1. Duplicate Event Detection and Handling for Incremental Processing
For incremental processing to work correctly, duplicate records must be eliminated. I discovered that Mixpanel was sending duplicate events (approximately 0.11% of all data), which would break the incremental merge operations if not addressed. I implemented a robust deduplication system in the staging layer:
{{
config(
materialized='table',
partition_by={
"field": "partition_date",
"data_type": "date"
}
)
}}
SELECT
*,
ROW_NUMBER() OVER (
PARTITION BY mp_insert_id, time
ORDER BY mp_insert_id
) AS row_num
FROM {{ source('mixpanel', 'mp_master_event') }}
This approach:
- Identifies duplicates using Mixpanel's native mp_insert_id and event timestamp
- Assigns a row number to each event, keeping only the first occurrence (row_num = 1)
- Creates a clean foundation for incremental processing by ensuring unique records
- Preserves rejected duplicates in a separate table for monitoring and analysis
2. Incremental Loading Implementation
I implemented an efficient incremental loading pattern in DBT:
{{
config(
materialized='incremental',
unique_key=['mp_insert_id', 'time'],
partition_by={
"field": "partition_date",
"data_type": "date",
"granularity": "day"
},
cluster_by=['customer_id', 'mp_insert_id'],
incremental_strategy='merge',
merge_update_columns=['all']
)
}}
WITH source_data AS (
SELECT * FROM {{ ref('stg_mp_dedup_events') }}
WHERE row_num = 1 -- Only take first occurrence of any duplicate
)
SELECT * FROM source_data
{% if is_incremental() %}
WHERE partition_date >= DATE_SUB(CURRENT_DATE(), INTERVAL 3 DAY)
AND NOT EXISTS (
SELECT 1 FROM {{ this }} t
WHERE t.mp_insert_id = source_data.mp_insert_id
AND t.time = source_data.time
)
{% endif %}
This pattern:
- Only processes events from the last three days to catch late-arriving data
- Uses a compound key (mp_insert_id and time) to precisely identify duplicate events
- Leverages BigQuery's merge capabilities for efficient updates
- Optimizes query performance with partitioning and clustering
3. Historical Data Backfill
For the initial backfill of historical data, I created a specialized Python script that could process the entire dataset chronologically while maintaining incremental processing principles:
def process_partition_date(partition_date):
partition_date_str = partition_date.strftime('%Y-%m-%d')

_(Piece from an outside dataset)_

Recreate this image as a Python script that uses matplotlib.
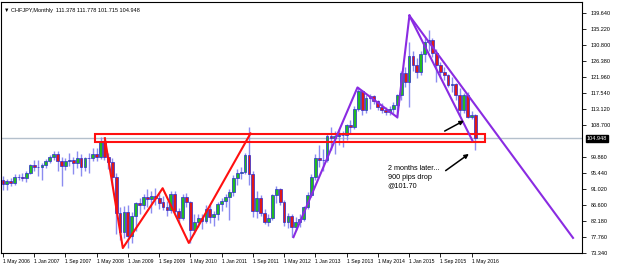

# Construct the query to insert deduplicated data
query = f"""
INSERT INTO `target_table`
SELECT t.*
FROM (
SELECT
*,
ROW_NUMBER() OVER (PARTITION BY mp_insert_id, time ORDER BY mp_insert_id) AS rn
FROM `source_table`
WHERE DATE(_PARTITIONTIME) = '{partition_date_str}'
) t
LEFT JOIN `processed_keys_table` pk
ON t.mp_insert_id = pk.mp_insert_id AND t.time = pk.time
WHERE t.rn = 1 AND pk.mp_insert_id IS NULL
"""
# Run the query
query_job = client.query(query)
query_job.result()
# Update processed keys to avoid reprocessing
update_keys_query = f"""
INSERT INTO `processed_keys_table` (mp_insert_id, time)
SELECT DISTINCT mp_insert_id, time
FROM `source_table`
WHERE DATE(_PARTITIONTIME) = '{partition_date_str}'
"""
update_keys_job = client.query(update_keys_query)
update_keys_job.result()
This script: - Processed one day at a time, allowing for manageable chunks - Tracked which records had been processed using a separate tracking table - Applied the same deduplication logic used in the ongoing incremental processing - Ensured data consistency between historical and new data
4. Rejected Event Tracking
To monitor data quality, I implemented a system to track rejected events:
CREATE OR REPLACE TABLE `mp_rejected_events` AS
SELECT
t.*,
'Duplicate event' AS rejection_reason,
CURRENT_TIMESTAMP() AS rejection_timestamp
FROM {{ source('mixpanel', 'mp_master_event') }} t
INNER JOIN {{ ref('stg_mp_dedup_events') }} d
ON t.mp_insert_id = d.mp_insert_id
AND t.time = d.time
WHERE d.row_num > 1
This approach: - Captured all rejected duplicate events - Provided visibility into the duplication rate (approximately 0.11%) - Created an audit trail for data quality monitoring
Results
The implementation delivered substantial improvements:
-
Extreme volume handling: Successfully processed and maintained multiple terabytes of event data without performance degradation
-
Processing efficiency: Processing time decreased from over 8 hours to approximately 15 minutes per day by only handling new data
-
Cost reduction: Computing costs decreased by 92% (from 250+ slot-hours to just 20 slot-hours daily) due to the reduced processing volume
-
Data accuracy: Eliminated all duplicate events through reliable deduplication, improving the accuracy of downstream analytics
-
Historical data consistency: Successfully backfilled over a year of historical data while maintaining data integrity
-
Query performance: Partitioning and clustering reduced query times by 65% for common analytical queries
-
Scalable foundation: Created a system that can handle 10x growth without significant changes to the architecture
This solution has created a robust, efficient pipeline for Mixpanel data that delivers high-quality data to our analytics systems while minimizing processing costs and time, even as data volumes continue to grow.